On April 3rd, a prepared statement from Sunderland FC was released, quoting Di Canio as claiming, “I do not support the ideology of fascism. I respect everyone. I am a football man.” But, as Nick Lowles, also of Hnh, reminds us, “Many of Rome’s fascist politicians began their political life on Lazio’s terraces.” The above in mind, when Di Canio’s long history with the “Irriducibili” is recognized alongside his own history of fascist salutes during soccer matches, distinguishing Di Canio the supposed “football man” from Di Canio the ardent fascist becomes impossible for all-save his apologists.

And without question, his actions and associations prove his denials to be nothing but lies woefully disguised as “public relations.” In line with Atkinson’s comments above, the Durham Miner’s Association’s public statement is forthright: “The appointment of Di Canio is a disgrace and a betrayal of all who fought and died in the fight against fascism.”

The Center for New Community agrees, and wishes to extend this as a statement of solidarity and support for the DMA and HOPE not hate, and others, in their work to hold Sunderland FC’s higher-ups accountable for the hiring of this fascist.
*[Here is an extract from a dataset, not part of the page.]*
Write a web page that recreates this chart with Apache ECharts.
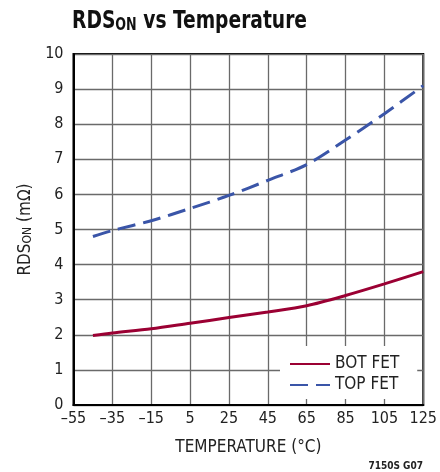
<!DOCTYPE html>
<html>
<head>
<meta charset="utf-8">
<script src="https://cdn.jsdelivr.net/npm/echarts@6/dist/echarts.min.js"></script>
<style>
  html, body { margin: 0; background: #fff; }
  #chart { width: 440px; height: 472px; }
</style>
</head>
<body>
<div id="chart"></div>
<script>
// temperature (°C) where the curves were read
const temps = [-45, -35, -15, 5, 25, 45, 65, 85, 105, 125];
// RDS(ON) in mOhm
const botFet = [1.98, 2.05, 2.17, 2.33, 2.49, 2.65, 2.83, 3.12, 3.45, 3.8];
const topFet = [4.8, 4.97, 5.25, 5.6, 5.97, 6.4, 6.85, 7.55, 8.3, 9.1];
// axis ranges
const xMin = -55;
const xMax = 125;
const xStep = 20;
const yMin = 0;
const yMax = 10;
const yStep = 1;

const font = "'DejaVu Sans Condensed', 'Liberation Sans', sans-serif";
const textColor = "#222";

// x axis runs from 0 so the ticks line up with xMin
const toPoints = (vals) => temps.map((t, i) => [t - xMin, vals[i]]);

const chart = echarts.init(document.getElementById("chart"));
chart.setOption({
  animation: false,
  grid: {
    left: 73.5,
    right: 15,
    top: 54,
    bottom: 67,
    show: true,
    borderColor: "#000",
    borderWidth: 2,
  },
  legend: {
    orient: "vertical",
    left: 280,
    top: 346,
    backgroundColor: "#fff",
    padding: [9, 18, 5, 9],
    itemWidth: 40,
    itemHeight: 14,
    itemGap: 3,
    itemTextGap: 11,
    itemStyle: { opacity: 0 }, // hide the marker drawn on the legend line
    textStyle: { fontFamily: font, fontSize: 17, lineHeight: 18, color: textColor },
    data: ["BOT FET", "TOP FET"],
  },
  xAxis: {
    type: "value",
    min: 0,
    max: xMax - xMin,
    interval: xStep,
    name: "TEMPERATURE (°C)",
    nameLocation: "middle",
    nameGap: 34,
    nameTextStyle: { fontFamily: font, fontSize: 17, color: textColor },
    axisLine: { lineStyle: { color: "#000", width: 2 } },
    axisTick: { show: false },
    axisLabel: {
      margin: 6,
      fontFamily: font,
      fontSize: 16,
      color: textColor,
      formatter: (v) => String(v + xMin).replace("-", "\u2013"),
    },
    splitLine: { lineStyle: { color: "#6a6a6a", width: 1.3 } },
  },
  yAxis: {
    type: "value",
    min: yMin,
    max: yMax,
    interval: yStep,
    name: "{a|RDS}{b|ON}{a| (mΩ)}",
    nameLocation: "middle",
    nameGap: 37,
    nameTextStyle: {
      rich: {
        a: { fontFamily: font, fontSize: 17, lineHeight: 20, color: textColor, verticalAlign: "bottom" },
        b: { fontFamily: font, fontSize: 12, lineHeight: 8, color: textColor, verticalAlign: "bottom" },
      },
    },
    axisLine: { lineStyle: { color: "#000", width: 2 } },
    axisTick: { show: false },
    axisLabel: { margin: 10, fontFamily: font, fontSize: 16, color: textColor },
    splitLine: { lineStyle: { color: "#6a6a6a", width: 1.3 } },
  },
  graphic: [
    {
      // title, squeezed to match the condensed face of the original
      type: "text",
      left: 72,
      top: 9,
      scaleX: 0.83,
      style: {
        text: "{a|RDS}{b|ON}{a| vs Temperature}",
        rich: {
          a: { fontFamily: font, fontWeight: "bold", fontSize: 25, lineHeight: 28, fill: "#111", verticalAlign: "bottom" },
          b: { fontFamily: font, fontWeight: "bold", fontSize: 17, lineHeight: 10, fill: "#111", verticalAlign: "bottom" },
        },
      },
    },
    {
      type: "text",
      right: 17,
      top: 461,
      style: { text: "7150S G07", font: "bold 10px " + font, fill: "#222" },
    },
  ],
  series: [
    {
      name: "BOT FET",
      type: "line",
      smooth: 0.3,
      symbol: "none",
      data: toPoints(botFet),
      lineStyle: { color: "#9b0033", width: 3 },
      itemStyle: { color: "#9b0033" },
    },
    {
      name: "TOP FET",
      type: "line",
      smooth: 0.3,
      symbol: "none",
      data: toPoints(topFet),
      lineStyle: { color: "#3a55a8", width: 3, type: [18, 8] },
      itemStyle: { color: "#3a55a8" },
    },
  ],
});
</script>
</body>
</html>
As Atikinson writes in the conclusion of his email:

“[Di Canio’s hiring] tramples on everything Sunderland AFC is supposed to stand for: a co-operative, socially inclusive ethos based on the fact that the club has for years been sustained by the  solidarity-driven mining communities of County Durham. His appointment can only encourage the activities of fascists who want to use the present economic and social crisis to introduce their poisonous, disruptive and destructive ideas into our communities and set working people against each other.”